I was in 1st grade before I thought of it again, in a meaningful way. I went to school in our temples basement in Dunwoody, Georgia. and one Monday we didn’t have school. Over the weekend someone had broken in and defaced desks, couches and chalkboards with swastikas. I saw that symbol and remembered Grandma Fusses tears. And I knew that it was evil and I was hated. I never understood what those teenagers were thinking as they painted a symbol of hate or scratched it into surfaces.
I am shocked and horrified at the news today that Hitler never gassed his own people. I know that is not true. I am one generation removed from the survivors. Their children were my parents generation. As we remember our flight from Egypt this week, so too do Jews remember the Holocaust. Last year, Elie Wiesel , a Holocaust survivor, and Nobel Laureate author, died. He has many quotes…too many to list about why Jews wrote down their memories for my generation and forward. Read his Nobel speech, or even just the quotes that come up on google. We remember the generation lost. All 6,000,000 of them. Men and women, Mothers and Fathers, Children and Artists, Brothers and Sisters.
But I want to be real here. These are the approximate numbers:
Number of Deaths
Jews: up to 6 million
Soviet civilians: around 7 million (including 1.3 Soviet Jewish civilians, who are included in the 6 million figure for Jews)
Soviet prisoners of war: around 3 million (including about 50,000 Jewish soldiers)
Non-Jewish Polish civilians: around 1.8 million (including between 50,000 and 100,000 members of the Polish elites)

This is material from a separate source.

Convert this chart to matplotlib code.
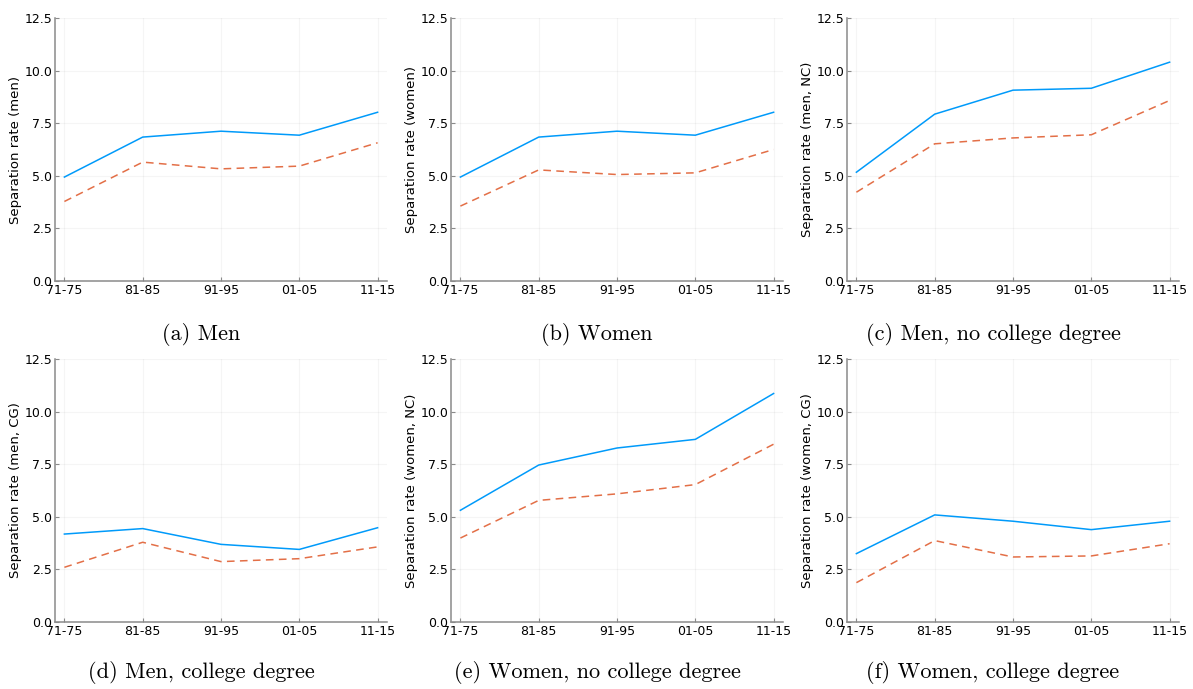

Serb civilians (on the territory of Croatia, Bosnia and Herzegovina): 312,000
People with disabilities living in institutions: up to 250,000
Roma (Gypsies): 196,000–220,000
Jehovah’s Witnesses: Around 1,900
Repeat criminal offenders and so-called asocials: at least 70,000
German political opponents and resistance activists in Axis-occupied territory: undetermined
Homosexuals: hundreds, possibly thousands (possibly also counted in part under the 70,000 repeat criminal offenders and so-called asocials noted above)
But, Hitler never used chemical weapons on his own people, Right?!?